The fact is that many forensic science careers begin with an undergraduate degree in the natural sciences from a college or university that does not even have a forensic science department. Another reason why such a school may be important to you is that there are only 74 colleges and universities in the United States with forensic science or criminal justice undergraduate degrees and 35 with undergraduate degrees that list forensic science as a specialty according to an April, 2009 posting by the American Academy of Forensic Scientists (AAFS). The programs that AAFS has accredited, either conditionally or fully, are even fewer: ten undergraduate degrees with forensic or criminal in the degree-name proper, and two with forensics as a concentration, and two certificate programs. The only other accreditations are 11 master’s programs in forensic science.

The lack of any AAFS accreditation for any online courses in forensic science, some of which are not accredited at all, is one thing that may lead you to prefer a campus-based program.
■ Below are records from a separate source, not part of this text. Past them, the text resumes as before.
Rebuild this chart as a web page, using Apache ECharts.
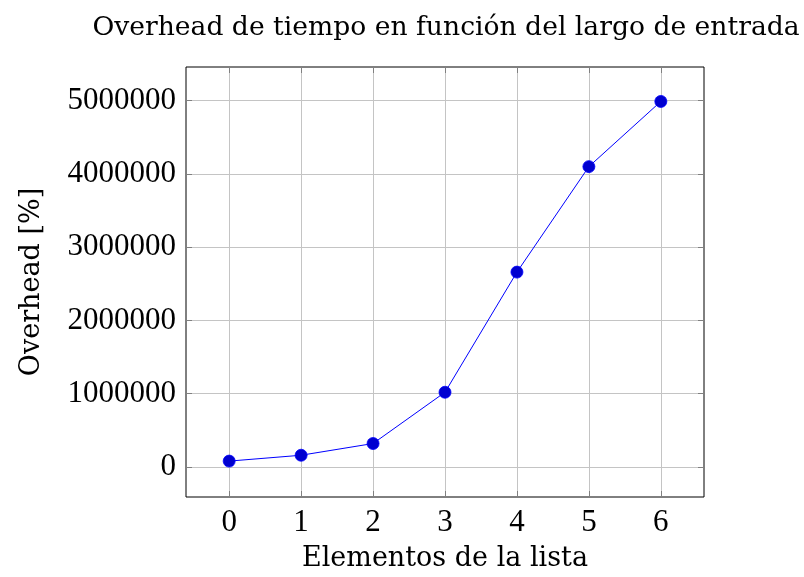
<!DOCTYPE html>
<html><head><meta charset="utf-8">
<script src="https://cdn.jsdelivr.net/npm/echarts@6/dist/echarts.min.js"></script>
<style>html,body{margin:0;padding:0;background:#fff}#c{width:804px;height:577px}</style>
</head><body><div id="c"></div>
<script>
const titleText = 'Overhead de tiempo en función del largo de entrada';
const xName = 'Elementos de la lista';
const yName = 'Overhead [%]';
const xValues = [0, 1, 2, 3, 4, 5, 6];
const overhead = [80000, 160000, 320000, 1020000, 2660000, 4100000, 4990000];
const xTicks = [0, 1, 2, 3, 4, 5, 6];
const yTicks = [0, 1000000, 2000000, 3000000, 4000000, 5000000];

const FN = 'Liberation Serif';
const FT = 'DejaVu Serif';
const chart = echarts.init(document.getElementById('c'), null, {renderer: 'canvas'});
const tickStyle = vals => ({show: true, inside: true, length: 6, customValues: vals, lineStyle: {color: '#808080', width: 1}});
const gridStyle = {show: true, lineStyle: {color: '#c4c4c4', width: 1}};
const noLine = {show: false, onZero: false};
const plain = v => String(v);
chart.setOption({
  animation: false,
  backgroundColor: '#fff',
  title: {text: titleText, left: 441, top: 10, textAlign: 'center',
    textStyle: {fontFamily: FT, fontSize: 26.6, fontWeight: 'normal', color: '#000'}},
  grid: {left: 186, right: 100, top: 67, bottom: 80, show: true, borderColor: '#000', borderWidth: 1},
  xAxis: [{
    type: 'value', min: -0.6, max: 6.6,
    name: xName, nameLocation: 'middle', nameGap: 48,
    nameTextStyle: {fontFamily: FT, fontSize: 27, color: '#000'},
    axisLine: noLine, axisTick: tickStyle(xTicks), splitLine: gridStyle,
    axisLabel: {customValues: xTicks, formatter: plain, fontFamily: FN, fontSize: 31, color: '#000', margin: 10}
  }, {
    type: 'value', position: 'top', min: -0.6, max: 6.6,
    axisLine: noLine, axisTick: tickStyle(xTicks), splitLine: {show: false},
    axisLabel: {show: false, customValues: xTicks}
  }],
  yAxis: [{
    type: 'value', min: -410000, max: 5460000,
    name: yName, nameLocation: 'middle', nameGap: 141, nameRotate: 90,
    nameTextStyle: {fontFamily: FT, fontSize: 27, color: '#000'},
    axisLine: noLine, axisTick: tickStyle(yTicks), splitLine: gridStyle,
    axisLabel: {customValues: yTicks, formatter: plain, fontFamily: FN, fontSize: 31, color: '#000', margin: 10}
  }, {
    type: 'value', position: 'right', min: -410000, max: 5460000,
    axisLine: noLine, axisTick: tickStyle(yTicks), splitLine: {show: false},
    axisLabel: {show: false, customValues: yTicks}
  }],
  series: [{
    type: 'line',
    data: xValues.map((x, i) => [x, overhead[i]]),
    symbol: 'circle', symbolSize: 12,
    lineStyle: {color: '#0000ff', width: 1},
    itemStyle: {color: '#0000d0', borderColor: '#0000ff', borderWidth: 0.8}
  }]
});
</script></body></html>
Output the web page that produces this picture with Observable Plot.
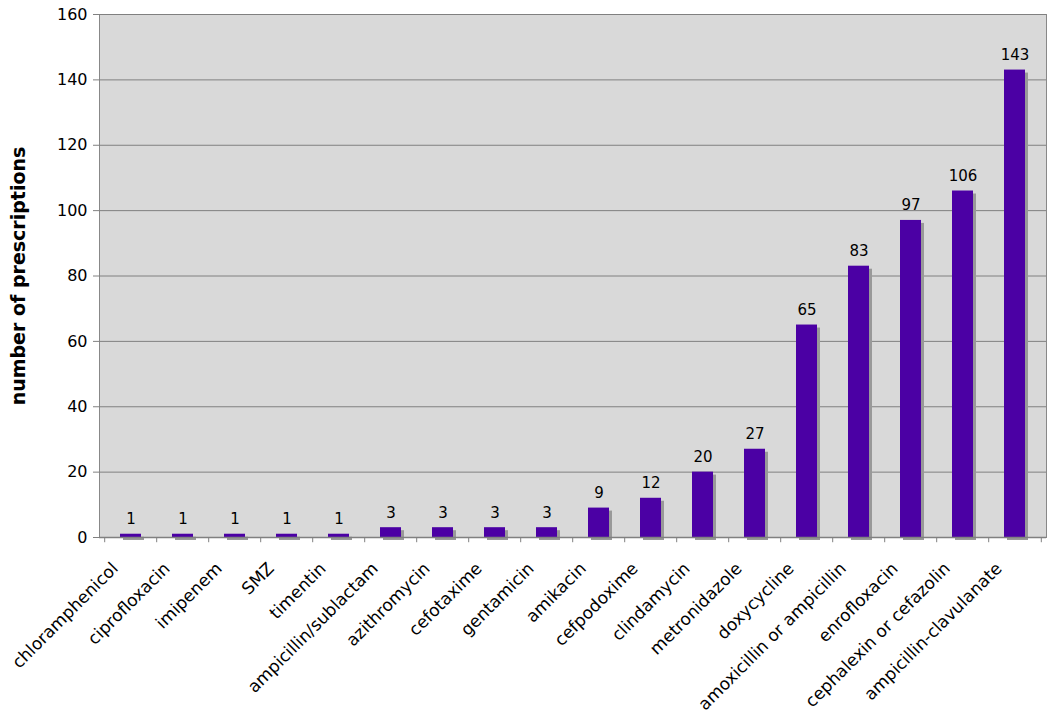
<!DOCTYPE html>
<html><head><meta charset="utf-8">
<script src="https://cdn.jsdelivr.net/npm/d3@7"></script>
<script src="https://cdn.jsdelivr.net/npm/@observablehq/plot@0.6"></script>
<style>body{margin:0;background:#fff}</style>
</head><body><div id="chart"></div>
<script>
const drugs = ["chloramphenicol","ciprofloxacin","imipenem","SMZ","timentin","ampicillin/sublactam","azithromycin","cefotaxime","gentamicin","amikacin","cefpodoxime","clindamycin","metronidazole","doxycycline","amoxicillin or ampicillin","enrofloxacin","cephalexin or cefazolin","ampicillin-clavulanate"];
const counts = [1,1,1,1,1,3,3,3,3,9,12,20,27,65,83,97,106,143];
const yTicks = [0,20,40,60,80,100,120,140,160];
const data = drugs.map((d,i)=>({drug:d, n:counts[i]}));

const W = 1050, H = 722, mL = 99, mR = 4, mT = 14, mB = 185;
const step = (W - mL - mR) / drugs.length;
const font = "DejaVu Sans, Verdana, sans-serif";

const chart = Plot.plot({
  width: W, height: H,
  marginLeft: mL, marginRight: mR, marginTop: mT, marginBottom: mB,
  style: {fontFamily: font, fontSize: "16px", color: "#000", background: "#fff"},
  x: {domain: drugs, paddingInner: 0.6, paddingOuter: 0.3, label: null, axis: null},
  y: {domain: [0,160], ticks: yTicks, label: null},
  marks: [
    Plot.frame({fill: "#d9d9d9", stroke: "#888"}),
    Plot.gridY(yTicks, {stroke: "#808080", strokeOpacity: 1}),
    Plot.barY(data, {x: "drug", y: "n", fill: "#999", dx: 3, dy: 3}),
    Plot.barY(data, {x: "drug", y: "n", fill: "#4b00a4"}),
    Plot.text(data, {x: "drug", y: "n", text: d => String(d.n), dy: -15, fontSize: 15, fill: "#000"}),
    Plot.ruleY([0], {stroke: "#808080", strokeWidth: 1.5}),
    Plot.axisY(yTicks, {tickSize: 6, tickPadding: 6, fontSize: 16, stroke: "#808080", label: null}),
    Plot.ruleX(drugs, {x: d => d, y1: 0, y2: -1.6, dx: -step/2, stroke: "#808080"}),
    Plot.ruleX(drugs.slice(-1), {x: d => d, y1: 0, y2: -1.6, dx: step/2, stroke: "#808080"}),
    Plot.text(["number of prescriptions"], {text: d => d, frameAnchor: "left", textAnchor: "middle", dx: -81, rotate: -90, fontWeight: "bold", fontSize: 19}),
    Plot.text(drugs, {x: d => d, text: d => d, frameAnchor: "bottom", dx: -12, dy: 32, rotate: -45, textAnchor: "end", fontSize: 17})
  ]
});

document.getElementById("chart").appendChild(chart);
</script>
</body></html>
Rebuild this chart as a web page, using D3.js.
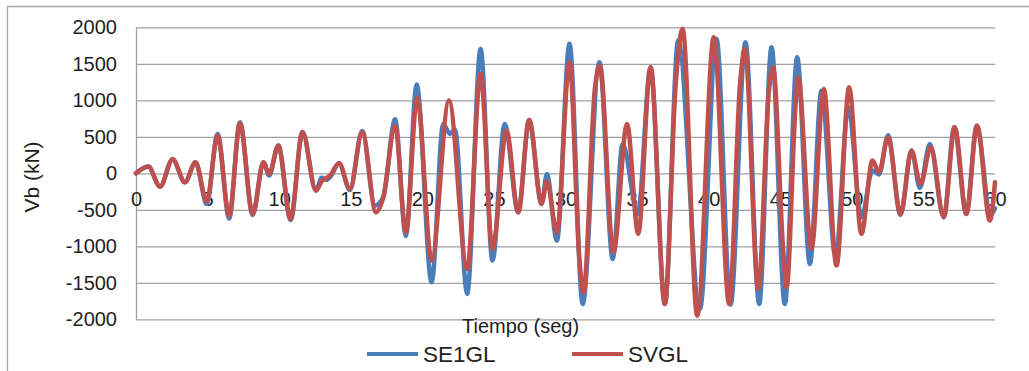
<!DOCTYPE html>
<html lang="en">
<head>
    <meta charset="UTF-8">
    <title>Vb - Tiempo</title>
    <script src="https://d3js.org/d3.v7.min.js"></script>
    <style>
        html, body {
            margin: 0;
            background: #fff;
        }
        #vis {
            width: 1029px;
            height: 371px;
        }
        text {
            font-family: "Liberation Sans", Arial, sans-serif;
            fill: #1f1f1f;
        }
    </style>
</head>
<body>
    <div id="vis"></div>

    <script>

        /*
         *  DATA (peaks and troughs)
         */
        var series_names = ["SE1GL", "SVGL"];
        var series_colors = ["#4A7EBB", "#C0504D"];

        var x_ticks = [0, 5, 10, 15, 20, 25, 30, 35, 40, 45, 50, 55, 60];
        var y_ticks = [-2000, -1500, -1000, -500, 0, 500, 1000, 1500, 2000];

        // SE1GL
        var t_se1gl = [0, 0.86, 1.68, 2.56, 3.42, 4.16, 4.94, 5.7, 6.51, 7.26, 8.15, 8.9, 9.3, 9.94,
            10.8, 11.63, 12.57, 12.97, 13.3, 13.6, 14.18, 14.94, 15.8, 16.7, 17.27, 18.1, 18.85, 19.6,
            20.65, 21.46, 21.93, 22.28, 23.13, 24.07, 24.9, 25.75, 26.7, 27.46, 28.33, 28.7, 29.4,
            30.28, 31.2, 32.37, 33.3, 33.99, 35.05, 35.94, 36.94, 37.87, 39.39,
            40.55, 41.53, 42.57, 43.53, 44.39, 45.32, 46.18, 47.07, 47.88, 48.86,
            49.75, 50.67, 51.44, 51.9, 52.53, 53.4, 54.17, 54.75, 55.45, 56.42, 57.15, 58.0, 58.72, 59.7, 60];
        var v_se1gl = [0, 92, -182, 192, -123, 151, -420, 540, -620, 700, -570, 151, -30, 380,
            -640, 570, -237, -60, -90, -40, 137, -230, 580, -440, -330, 740, -860, 1215,
            -1493, 677, 540, 600, -1652, 1704, -1196, 677, -534, 731, -419, -10, -922,
            1773, -1790, 1521, -1173, 400, -553, 1453, -1790, 1820, -1858,
            1840, -1800, 1795, -1790, 1726, -1790, 1589, -1241, 1130, -1150,
            904, -603, 40, -15, 520, -570, 311, -200, 400, -603, 630, -557, 653, -570, -480];

        // SVGL
        var t_svgl = [0, 0.86, 1.68, 2.56, 3.42, 4.16, 4.94, 5.7, 6.51, 7.26, 8.15, 8.9, 9.3, 9.94,
            10.8, 11.63, 12.57, 12.97, 13.55, 14.18, 14.94, 15.8, 16.76, 17.27, 18.1, 18.85, 19.64,
            20.65, 21.86, 23.13, 24.07, 24.9, 25.88, 26.7, 27.46, 28.33, 28.7, 29.4,
            30.28, 30.96, 31.25, 32.05, 32.4, 33.35, 34.3, 35.08, 35.94, 36.94, 37.7, 38.18, 39.2,
            40.36, 41.43, 42.2, 42.53, 43.46, 44.2, 44.5, 45.2, 45.44, 46.09, 46.25, 47.18, 48.04, 48.93,
            49.81, 50.67, 51.44, 51.9, 52.53, 53.4, 54.17, 54.8, 55.52, 56.42, 57.19, 58.0, 58.75, 59.64, 60];
        var v_svgl = [0, 92, -182, 192, -123, 151, -384, 516, -580, 685, -557, 151, -10, 380,
            -625, 562, -237, -110, -32, 137, -214, 562, -534, -329, 653, -808, 1040,
            -1196, 996, -1310, 1362, -1036, 585, -534, 731, -419, -110, -808,
            1521, -1150, -1630, 1156, 1476, -1082, 677, -831, 1453, -1790, 1225, 1980, -1950,
            1863, -1790, 1247, 1704, -1584, 1110, 1453, -1036, -1562, 996, 1315, -1036, 1156, -1264,
            1178, -831, 174, 14, 493, -557, 311, -146, 356, -603, 630, -557, 653, -648, -123];

        /*
         *  DECLARATION BLOCK
         */
        var view_width = 1029;
        var view_height = 371;

        var plot = {left: 136, right: 995, top: 27.3, bottom: 319.3};

        var svg = d3.select('#vis')
            .append('svg')
                .attr('width', view_width)
                .attr('height', view_height);

        // chart frame (only top and left edges are inside the picture)
        svg.append('path')
            .attr('d', 'M7.5,' + view_height + 'V6.5H' + view_width)
            .attr('fill', 'none')
            .attr('stroke', '#a6a6a6')
            .attr('stroke-width', 1.3);

        var x_scale = d3.scaleLinear()
            .domain([0, 60])
            .range([plot.left, plot.right]);

        var y_scale = d3.scaleLinear()
            .domain([-2000, 2000])
            .range([plot.bottom, plot.top]);

        // y axis + horizontal gridlines (plain hyphen for negatives, like the original)
        var y_axis = d3.axisLeft(y_scale)
            .tickValues(y_ticks)
            .tickSizeInner(-(plot.right - plot.left))
            .tickSizeOuter(0)
            .tickPadding(19)
            .tickFormat(function(d) { return String(d); });

        var gy = svg.append('g')
            .attr('class', 'y axis')
            .attr('transform', 'translate(' + plot.left + ',0)')
            .call(y_axis);

        gy.selectAll('line, path')
            .attr('stroke', '#a0a0a0')
            .attr('stroke-width', 1.3);
        gy.selectAll('text')
            .attr('font-size', 20)
            .attr('fill', '#1f1f1f');

        // x axis labels sit on the zero line
        var x_axis = d3.axisBottom(x_scale)
            .tickValues(x_ticks)
            .tickSize(0)
            .tickPadding(19)
            .tickFormat(function(d) { return String(d); });

        var gx = svg.append('g')
            .attr('class', 'x axis')
            .attr('transform', 'translate(0,' + y_scale(0) + ')')
            .call(x_axis);

        gx.select('.domain').remove();
        gx.selectAll('text')
            .attr('font-size', 20)
            .attr('fill', '#1f1f1f');

        // axis titles
        svg.append('text')
            .attr('transform', 'translate(39,177) rotate(-90)')
            .attr('text-anchor', 'middle')
            .attr('font-size', 21)
            .text('Vb (kN)');

        svg.append('text')
            .attr('x', 462)
            .attr('y', 333)
            .attr('font-size', 20)
            .text('Tiempo (seg)');

        /*
         *  SERIES
         */
        var all_series = [
            {name: series_names[0], color: series_colors[0], t: t_se1gl, v: v_se1gl},
            {name: series_names[1], color: series_colors[1], t: t_svgl, v: v_svgl}
        ];

        var valueline = d3.line()
            .x(function(d) { return x_scale(d[0]); })
            .y(function(d) { return y_scale(d[1]); })
            .curve(d3.curveMonotoneX);

        all_series.forEach(function(s) {
            var pts = s.t.map(function(t, i) { return [t, s.v[i]]; });
            svg.append('path')
                .datum(pts)
                .attr('class', 'line')
                .attr('fill', 'none')
                .attr('stroke', s.color)
                .attr('stroke-width', 4.5)
                .attr('stroke-linejoin', 'round')
                .attr('stroke-linecap', 'round')
                .attr('d', valueline);
        });

        // legend
        var legend_x = [367, 572];
        all_series.forEach(function(s, i) {
            svg.append('line')
                .attr('x1', legend_x[i])
                .attr('x2', legend_x[i] + 51)
                .attr('y1', 354)
                .attr('y2', 354)
                .attr('stroke', s.color)
                .attr('stroke-width', 4);
            svg.append('text')
                .attr('x', legend_x[i] + 56)
                .attr('y', 362)
                .attr('font-size', 22.5)
                .text(s.name);
        });

    </script>
</body>
</html>
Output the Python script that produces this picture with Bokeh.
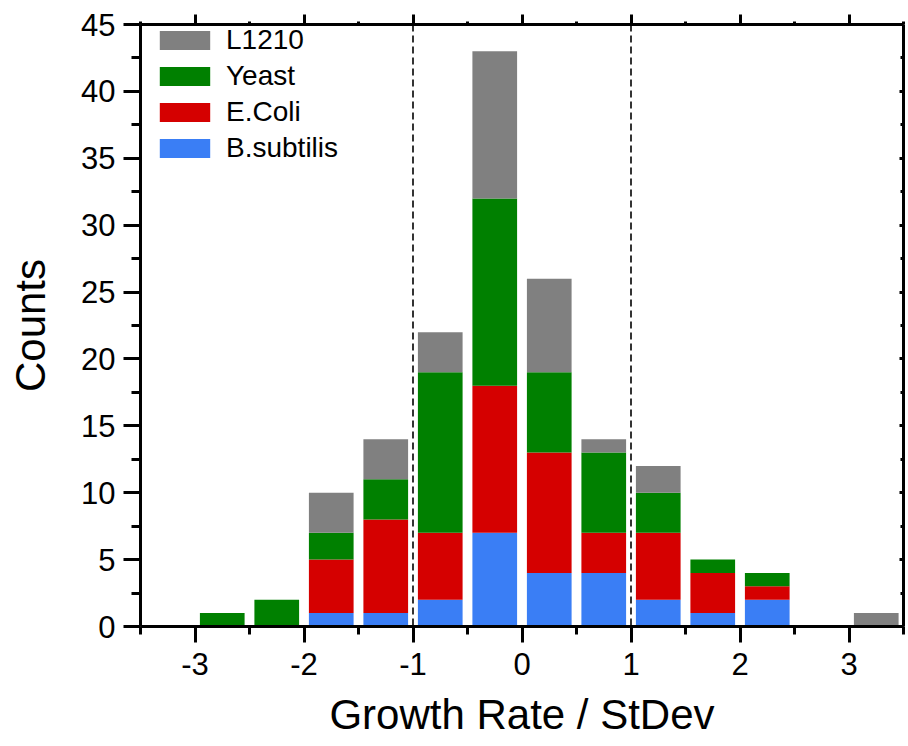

Another is the very great importance of laboratory work not only in the training and certification for forensic science jobs but also in the actual employment. Even if a virtual laboratory experience is available, it may not give you the kind of training that you need to be comfortable performing forensic science jobs that you may be seeking.

As when planning a career in any specialized field that requires certification or licensing, it is well to look ahead to the Forensic Specialties Accreditation Board’s linked list of the eight accredited boards that certify forensic scientists to find out their certification criteria. This will help you choose a forensic science school which will prepare you for work or a qualifying exam.